### Objective
Only the number is wanted: how many lines contain "with"?

### Raw data
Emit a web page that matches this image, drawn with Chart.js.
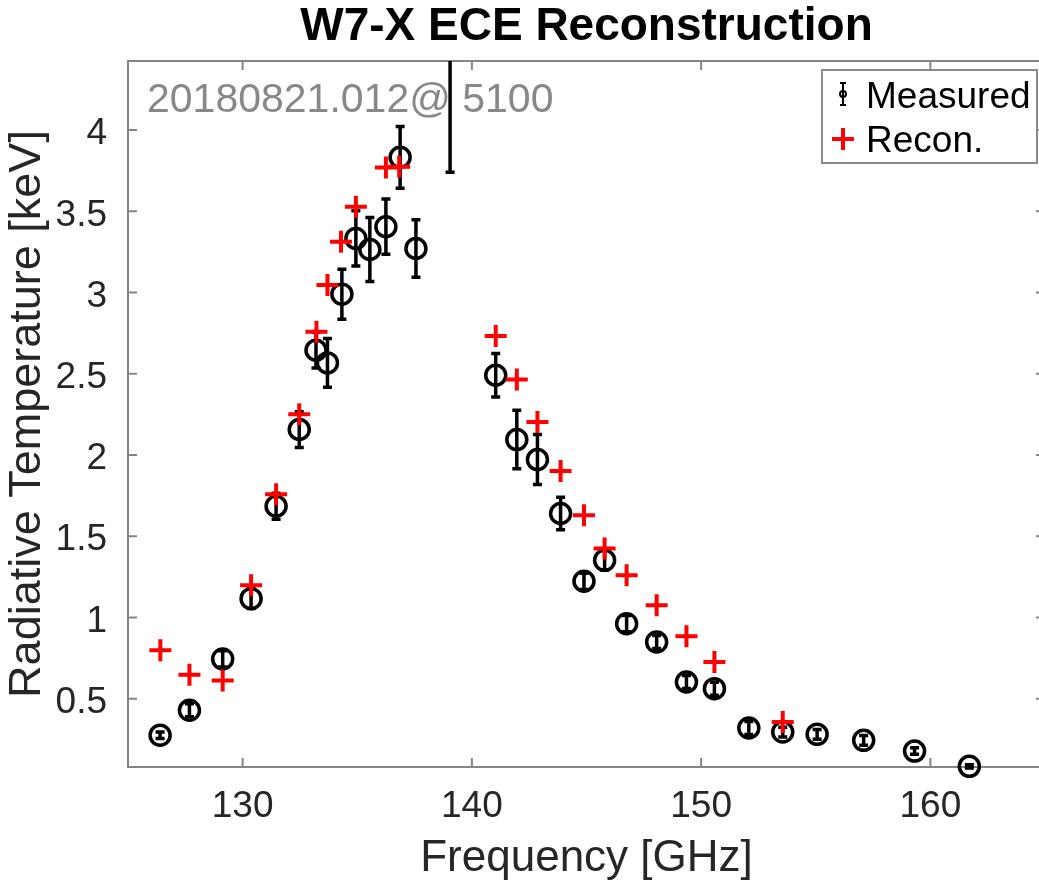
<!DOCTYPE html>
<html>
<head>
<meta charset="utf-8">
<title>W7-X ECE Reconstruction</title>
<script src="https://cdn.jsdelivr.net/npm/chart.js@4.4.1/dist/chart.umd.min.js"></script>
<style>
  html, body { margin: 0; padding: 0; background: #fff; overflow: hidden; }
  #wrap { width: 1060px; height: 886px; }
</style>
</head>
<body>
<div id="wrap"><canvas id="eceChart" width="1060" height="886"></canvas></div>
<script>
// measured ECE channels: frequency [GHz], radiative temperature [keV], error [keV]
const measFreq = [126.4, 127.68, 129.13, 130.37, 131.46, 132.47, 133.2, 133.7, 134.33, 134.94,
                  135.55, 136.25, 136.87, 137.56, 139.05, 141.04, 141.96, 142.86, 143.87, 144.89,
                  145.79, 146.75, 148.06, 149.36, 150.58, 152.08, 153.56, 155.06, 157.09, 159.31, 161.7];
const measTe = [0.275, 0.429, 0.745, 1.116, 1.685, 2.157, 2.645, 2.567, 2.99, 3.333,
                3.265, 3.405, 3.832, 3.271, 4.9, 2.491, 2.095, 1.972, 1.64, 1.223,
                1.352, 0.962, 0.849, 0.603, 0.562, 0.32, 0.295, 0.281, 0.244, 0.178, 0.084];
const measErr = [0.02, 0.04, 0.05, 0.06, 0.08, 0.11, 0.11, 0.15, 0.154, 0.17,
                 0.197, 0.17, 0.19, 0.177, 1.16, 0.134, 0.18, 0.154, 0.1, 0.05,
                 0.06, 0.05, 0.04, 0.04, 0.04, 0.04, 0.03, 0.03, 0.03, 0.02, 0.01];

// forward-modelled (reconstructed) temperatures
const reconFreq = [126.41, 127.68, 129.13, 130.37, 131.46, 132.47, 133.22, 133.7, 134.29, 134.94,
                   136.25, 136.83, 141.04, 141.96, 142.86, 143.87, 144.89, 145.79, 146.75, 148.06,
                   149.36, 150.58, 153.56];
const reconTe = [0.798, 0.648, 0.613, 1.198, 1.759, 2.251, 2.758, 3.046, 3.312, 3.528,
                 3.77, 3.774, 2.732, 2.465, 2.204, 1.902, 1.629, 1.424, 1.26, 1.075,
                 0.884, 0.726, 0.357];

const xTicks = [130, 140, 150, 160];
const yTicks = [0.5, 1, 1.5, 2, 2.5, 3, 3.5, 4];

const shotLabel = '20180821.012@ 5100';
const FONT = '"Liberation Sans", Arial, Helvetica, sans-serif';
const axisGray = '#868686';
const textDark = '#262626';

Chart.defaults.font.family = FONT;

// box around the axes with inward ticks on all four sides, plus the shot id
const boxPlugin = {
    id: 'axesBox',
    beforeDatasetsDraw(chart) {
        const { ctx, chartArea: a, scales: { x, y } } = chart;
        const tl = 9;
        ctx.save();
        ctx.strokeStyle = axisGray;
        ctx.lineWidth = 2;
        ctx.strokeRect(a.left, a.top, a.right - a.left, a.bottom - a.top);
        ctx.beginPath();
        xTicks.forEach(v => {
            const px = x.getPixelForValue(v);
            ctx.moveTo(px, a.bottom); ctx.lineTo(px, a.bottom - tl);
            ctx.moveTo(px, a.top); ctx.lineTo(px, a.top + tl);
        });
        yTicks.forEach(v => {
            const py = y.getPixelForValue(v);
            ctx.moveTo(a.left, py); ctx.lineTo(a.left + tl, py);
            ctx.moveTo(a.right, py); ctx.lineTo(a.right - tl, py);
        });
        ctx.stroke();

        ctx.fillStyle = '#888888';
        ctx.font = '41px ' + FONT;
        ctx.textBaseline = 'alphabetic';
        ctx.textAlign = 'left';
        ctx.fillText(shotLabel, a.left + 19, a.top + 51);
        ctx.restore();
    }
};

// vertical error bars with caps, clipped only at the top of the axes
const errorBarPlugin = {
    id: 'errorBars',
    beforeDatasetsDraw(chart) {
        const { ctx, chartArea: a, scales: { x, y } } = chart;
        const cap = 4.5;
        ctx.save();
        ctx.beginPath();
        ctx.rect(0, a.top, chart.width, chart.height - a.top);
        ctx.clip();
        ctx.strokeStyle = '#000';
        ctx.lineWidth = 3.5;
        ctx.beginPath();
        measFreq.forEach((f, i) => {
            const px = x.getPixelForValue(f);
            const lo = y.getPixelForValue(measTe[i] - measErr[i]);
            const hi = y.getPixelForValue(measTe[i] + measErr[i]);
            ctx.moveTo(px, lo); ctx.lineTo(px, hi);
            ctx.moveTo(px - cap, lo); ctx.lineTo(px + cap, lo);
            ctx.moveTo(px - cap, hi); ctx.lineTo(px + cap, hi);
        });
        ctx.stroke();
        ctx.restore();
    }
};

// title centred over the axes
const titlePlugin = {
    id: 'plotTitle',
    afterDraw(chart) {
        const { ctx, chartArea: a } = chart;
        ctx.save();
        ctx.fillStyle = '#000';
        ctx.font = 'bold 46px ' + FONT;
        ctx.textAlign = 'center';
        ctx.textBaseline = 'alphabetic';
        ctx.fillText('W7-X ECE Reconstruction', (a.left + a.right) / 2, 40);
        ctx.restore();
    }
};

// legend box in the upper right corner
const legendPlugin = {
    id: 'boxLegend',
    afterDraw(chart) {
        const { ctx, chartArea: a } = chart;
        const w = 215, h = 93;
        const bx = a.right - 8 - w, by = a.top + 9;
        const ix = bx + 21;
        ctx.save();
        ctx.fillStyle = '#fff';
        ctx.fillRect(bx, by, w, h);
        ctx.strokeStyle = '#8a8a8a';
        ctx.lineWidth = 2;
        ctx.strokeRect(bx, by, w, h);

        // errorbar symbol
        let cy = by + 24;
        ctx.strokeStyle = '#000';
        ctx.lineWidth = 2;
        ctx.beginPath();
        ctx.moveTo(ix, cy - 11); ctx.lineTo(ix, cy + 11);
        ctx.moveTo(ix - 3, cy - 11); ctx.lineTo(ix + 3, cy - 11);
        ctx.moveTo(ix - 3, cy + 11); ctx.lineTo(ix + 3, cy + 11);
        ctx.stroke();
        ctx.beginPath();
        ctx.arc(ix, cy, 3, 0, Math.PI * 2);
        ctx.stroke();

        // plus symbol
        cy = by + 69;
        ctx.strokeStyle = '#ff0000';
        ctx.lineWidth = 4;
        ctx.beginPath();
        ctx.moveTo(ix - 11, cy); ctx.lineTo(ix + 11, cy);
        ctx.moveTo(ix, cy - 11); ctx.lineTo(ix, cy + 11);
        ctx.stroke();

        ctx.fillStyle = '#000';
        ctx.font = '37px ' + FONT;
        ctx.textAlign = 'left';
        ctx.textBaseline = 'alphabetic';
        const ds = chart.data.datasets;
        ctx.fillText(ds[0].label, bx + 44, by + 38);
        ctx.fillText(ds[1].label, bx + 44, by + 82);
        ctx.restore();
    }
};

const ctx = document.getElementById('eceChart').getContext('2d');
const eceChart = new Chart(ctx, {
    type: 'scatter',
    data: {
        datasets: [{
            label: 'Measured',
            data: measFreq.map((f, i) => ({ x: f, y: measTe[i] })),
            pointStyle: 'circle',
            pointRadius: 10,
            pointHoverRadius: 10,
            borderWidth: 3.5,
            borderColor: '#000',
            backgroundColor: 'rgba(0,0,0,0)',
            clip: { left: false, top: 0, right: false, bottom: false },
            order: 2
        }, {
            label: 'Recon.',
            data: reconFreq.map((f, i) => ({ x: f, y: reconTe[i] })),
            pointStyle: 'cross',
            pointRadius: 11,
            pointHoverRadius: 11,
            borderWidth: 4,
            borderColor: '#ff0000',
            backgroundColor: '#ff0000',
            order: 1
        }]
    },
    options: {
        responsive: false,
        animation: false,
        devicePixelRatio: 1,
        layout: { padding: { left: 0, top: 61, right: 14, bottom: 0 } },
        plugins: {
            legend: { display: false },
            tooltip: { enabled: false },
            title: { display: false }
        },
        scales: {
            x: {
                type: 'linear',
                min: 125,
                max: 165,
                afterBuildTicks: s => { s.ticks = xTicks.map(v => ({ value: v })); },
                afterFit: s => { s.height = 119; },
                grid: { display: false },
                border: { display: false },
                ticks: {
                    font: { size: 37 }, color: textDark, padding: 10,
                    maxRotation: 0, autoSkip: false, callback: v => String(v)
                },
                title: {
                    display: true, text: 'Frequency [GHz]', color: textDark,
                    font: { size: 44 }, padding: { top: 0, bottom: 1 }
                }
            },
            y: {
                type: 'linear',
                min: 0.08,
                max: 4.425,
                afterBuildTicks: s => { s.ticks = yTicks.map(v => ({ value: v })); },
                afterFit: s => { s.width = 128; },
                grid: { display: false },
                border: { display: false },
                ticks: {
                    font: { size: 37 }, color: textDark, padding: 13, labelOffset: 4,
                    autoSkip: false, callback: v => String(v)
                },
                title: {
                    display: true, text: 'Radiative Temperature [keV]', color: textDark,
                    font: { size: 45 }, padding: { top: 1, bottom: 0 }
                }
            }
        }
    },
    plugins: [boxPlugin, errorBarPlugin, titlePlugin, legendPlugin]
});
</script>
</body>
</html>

### Answer
3